The Washington Post front-pages that Obama has worked to reintroduce himself in the opening weeks of the general election. Obama "has moved aggressively to shape his campaign and offered a clear road map for the kind of candidate he is likely to become in the months ahead: an ambitious gamer of the electoral map, a ruthless fundraiser and a scrupulous manager of his own biography in the face of persistent concerns about how he is perceived. Obama's early maneuvers suggest a clear understanding within the campaign of his strengths and weaknesses."
The piece also makes this point about Obama's decision to opt out of the public financing system, which has drawn plenty of criticism. "Yet Obama's advocates also argue a positive lesson about their candidate's character can be drawn from the decision: that Obama is willing to take political risks in order to win. His toughness as a politician was often questioned during the Democratic primary, as Sen. Hillary Rodham Clinton cast herself as the only Democrat able to do hand-to-hand combat with Republicans. 'People and commentators have been saying we know Barack is hopeful and that he appeals to a broad cross section of the public,' [Obama friend and adviser Valerie] Jarrett said. 'But perhaps people didn't know how tough he is.
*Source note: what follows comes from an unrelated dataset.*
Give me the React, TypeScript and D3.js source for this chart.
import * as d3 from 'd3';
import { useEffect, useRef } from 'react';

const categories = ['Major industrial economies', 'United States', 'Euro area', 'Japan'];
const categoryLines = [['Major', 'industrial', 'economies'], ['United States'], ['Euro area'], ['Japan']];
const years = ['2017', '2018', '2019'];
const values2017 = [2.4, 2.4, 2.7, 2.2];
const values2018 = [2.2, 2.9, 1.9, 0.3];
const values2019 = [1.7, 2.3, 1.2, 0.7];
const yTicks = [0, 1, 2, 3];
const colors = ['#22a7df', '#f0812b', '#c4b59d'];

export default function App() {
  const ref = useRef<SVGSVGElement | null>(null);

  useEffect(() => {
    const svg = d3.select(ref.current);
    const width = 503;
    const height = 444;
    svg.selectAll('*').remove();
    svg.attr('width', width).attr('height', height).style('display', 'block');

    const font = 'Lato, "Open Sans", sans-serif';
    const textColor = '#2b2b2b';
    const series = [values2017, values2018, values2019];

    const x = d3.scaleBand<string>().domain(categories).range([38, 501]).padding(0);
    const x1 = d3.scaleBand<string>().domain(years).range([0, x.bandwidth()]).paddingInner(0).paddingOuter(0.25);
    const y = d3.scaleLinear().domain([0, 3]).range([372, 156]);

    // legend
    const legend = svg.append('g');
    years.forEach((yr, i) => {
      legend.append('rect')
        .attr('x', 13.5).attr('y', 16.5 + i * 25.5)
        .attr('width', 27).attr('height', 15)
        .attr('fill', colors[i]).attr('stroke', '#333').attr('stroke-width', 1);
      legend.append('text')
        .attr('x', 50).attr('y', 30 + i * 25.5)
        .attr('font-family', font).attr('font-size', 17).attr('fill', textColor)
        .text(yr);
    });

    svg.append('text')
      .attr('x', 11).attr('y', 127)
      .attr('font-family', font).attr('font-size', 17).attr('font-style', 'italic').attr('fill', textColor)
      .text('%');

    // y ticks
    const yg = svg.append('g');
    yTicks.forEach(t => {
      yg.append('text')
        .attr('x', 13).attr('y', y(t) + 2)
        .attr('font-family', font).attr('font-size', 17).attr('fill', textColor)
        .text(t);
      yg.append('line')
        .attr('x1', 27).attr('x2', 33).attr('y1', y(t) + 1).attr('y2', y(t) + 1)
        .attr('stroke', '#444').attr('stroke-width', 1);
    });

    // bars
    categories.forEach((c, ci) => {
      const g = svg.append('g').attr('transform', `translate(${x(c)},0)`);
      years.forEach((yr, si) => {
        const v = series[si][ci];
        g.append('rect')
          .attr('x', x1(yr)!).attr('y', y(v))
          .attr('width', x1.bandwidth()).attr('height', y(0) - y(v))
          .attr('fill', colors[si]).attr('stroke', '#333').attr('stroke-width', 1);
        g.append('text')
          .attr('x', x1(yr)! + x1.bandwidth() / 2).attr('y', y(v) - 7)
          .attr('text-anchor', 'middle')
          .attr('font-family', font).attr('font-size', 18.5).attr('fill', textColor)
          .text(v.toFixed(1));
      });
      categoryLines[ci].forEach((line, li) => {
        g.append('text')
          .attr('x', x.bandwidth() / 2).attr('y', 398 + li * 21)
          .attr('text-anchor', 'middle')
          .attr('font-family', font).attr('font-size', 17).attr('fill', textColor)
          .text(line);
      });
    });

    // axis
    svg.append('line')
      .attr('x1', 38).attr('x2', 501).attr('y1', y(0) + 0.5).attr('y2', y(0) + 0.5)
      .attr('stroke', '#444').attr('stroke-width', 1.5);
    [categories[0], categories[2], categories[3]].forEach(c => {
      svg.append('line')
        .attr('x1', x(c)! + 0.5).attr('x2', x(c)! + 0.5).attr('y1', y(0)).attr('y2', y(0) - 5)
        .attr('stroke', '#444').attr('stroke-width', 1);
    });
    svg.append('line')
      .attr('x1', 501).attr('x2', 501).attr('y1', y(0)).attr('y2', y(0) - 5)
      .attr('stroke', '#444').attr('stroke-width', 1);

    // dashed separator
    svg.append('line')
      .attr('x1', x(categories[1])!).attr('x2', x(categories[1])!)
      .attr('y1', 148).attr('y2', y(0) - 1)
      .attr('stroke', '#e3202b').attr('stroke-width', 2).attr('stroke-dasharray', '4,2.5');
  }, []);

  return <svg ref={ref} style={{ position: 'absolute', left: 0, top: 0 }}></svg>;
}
He's been saying all along, don't confuse hope with naivete.'"
The Los Angeles Times notes that Obama's campaign is "quietly laying plans to draw African American voters to the polls in unprecedented numbers by capitalizing on the excitement over the prospect of electing the nation's first black president. Obama strategists believe they have identified a gold mine of new and potentially decisive Democratic voters in at least five battleground states -- voters who failed to turn out in the past but can be mobilized this time… In Florida alone, more than half a million black registered voters stayed home in 2004. Hundreds of thousands more African Americans are eligible to vote but not registered. And campaign analysts have identified similar potential in North Carolina, Virginia, Missouri and Ohio."
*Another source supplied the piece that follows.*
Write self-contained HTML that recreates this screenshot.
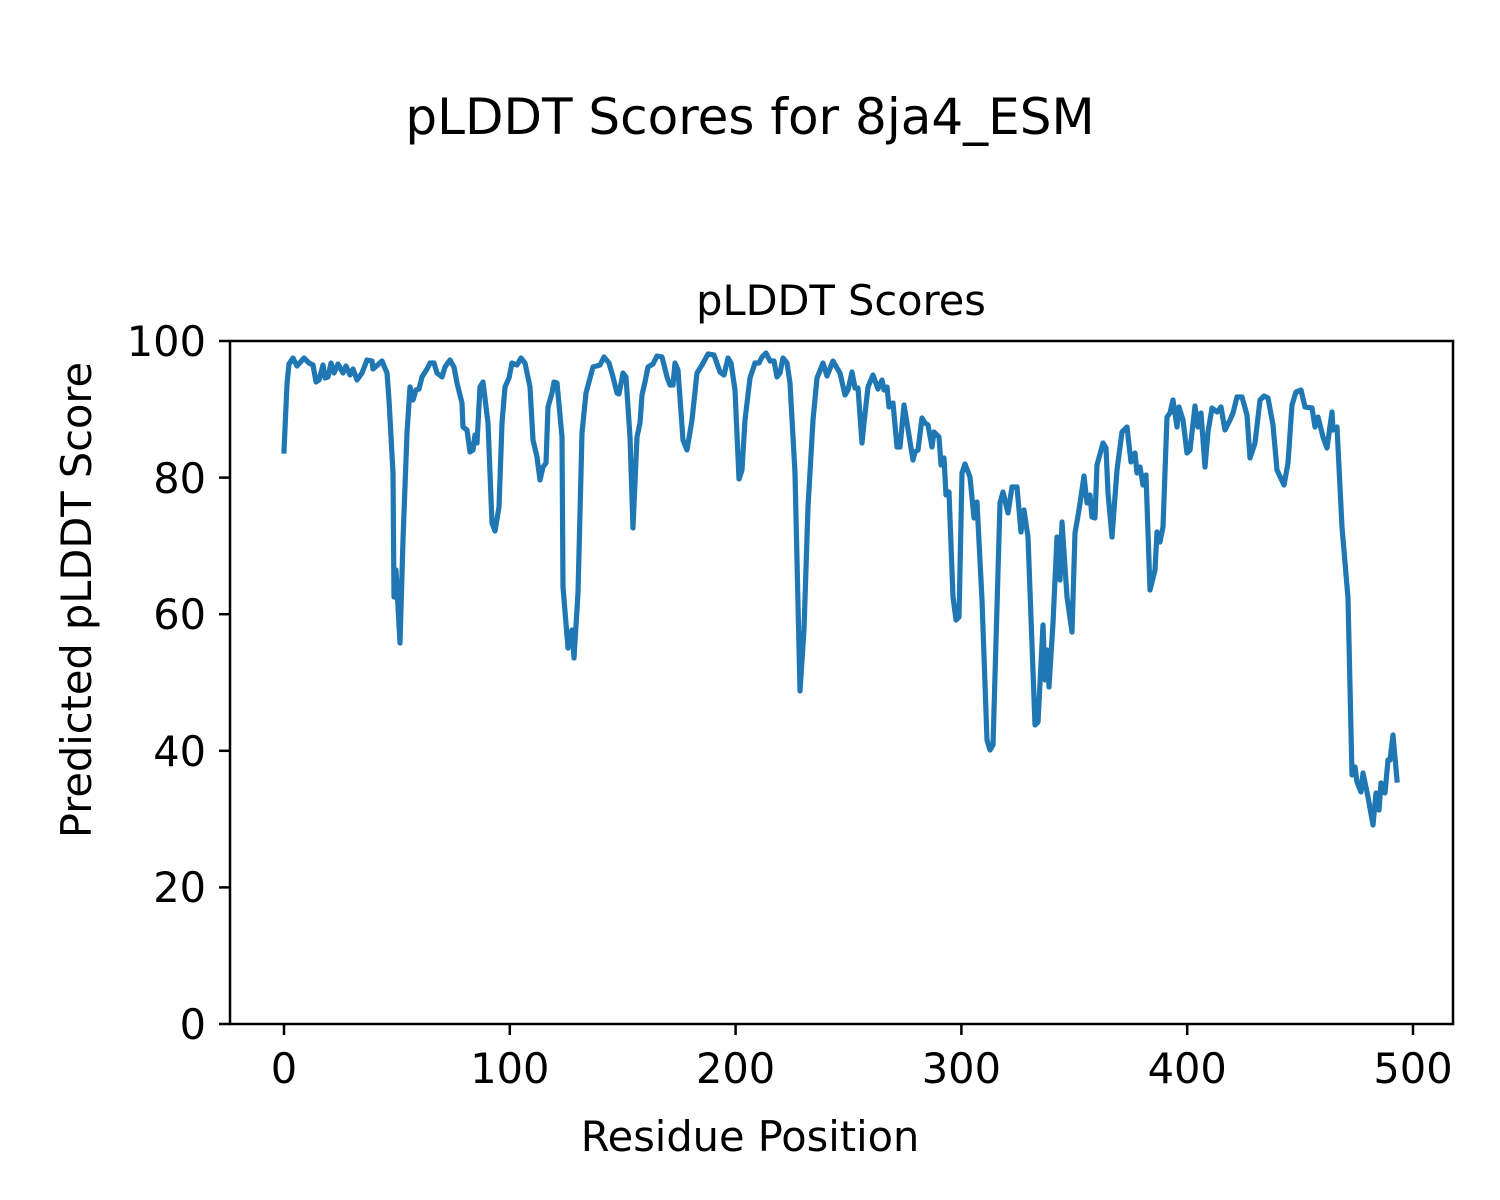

But: "The strategy requires a deft touch and carries risks… Strategists say he cannot afford to appear to be exploiting race or running solely as a black candidate -- particularly as he courts moderate whites and blue-collar workers who did not support him in the primaries."
The Wall Street Journal previews Thursday's Obama-Clinton fundraiser, which is set to raise between $500,000 and $1 million for Obama. "People who plan to go say it will serve two purposes: to lock down support for Sen. Obama and to hammer out a pledge from his campaign to help Sen. Clinton retire some of her own campaign debt. The Clinton camp reported a $22.5 million debt at the end of May, more than half of which was a personal loan from the senator to fund her presidential run."
The Journal also writes about the "tricky balance" the Obama campaign "is trying to strike: to tamp down false rumors -- intended by some to link the Democratic presidential candidate to radical Islam -- without offending Muslims and harming his image of inclusiveness."
"Barack Obama's presidential campaign raised eyebrows and elicited snickers Friday when it unveiled the Obamamania version of the presidential seal," the NY Daily News writes.
The New York Times takes a look at Obama's close ties to the ethanol industry.
And the New York Daily News profiles David Axelrod, the New York kid who went to the city's elite public school, Stuvesant High School, then headed to the University of Chicago for college, "not expecting to make his life and fame in the Second City. But he did. He became a star political reporter for the Chicago Tribune, then switched careers in 1984 to help guide Democrat Paul Simon's upset win over three-term Republican incumbent Sen. Charles Percy. In 1992, Betty Lu Saltzman, a friend and well-known Chicago Democrat, told him about this 'most impressive young guy' named Barack Obama."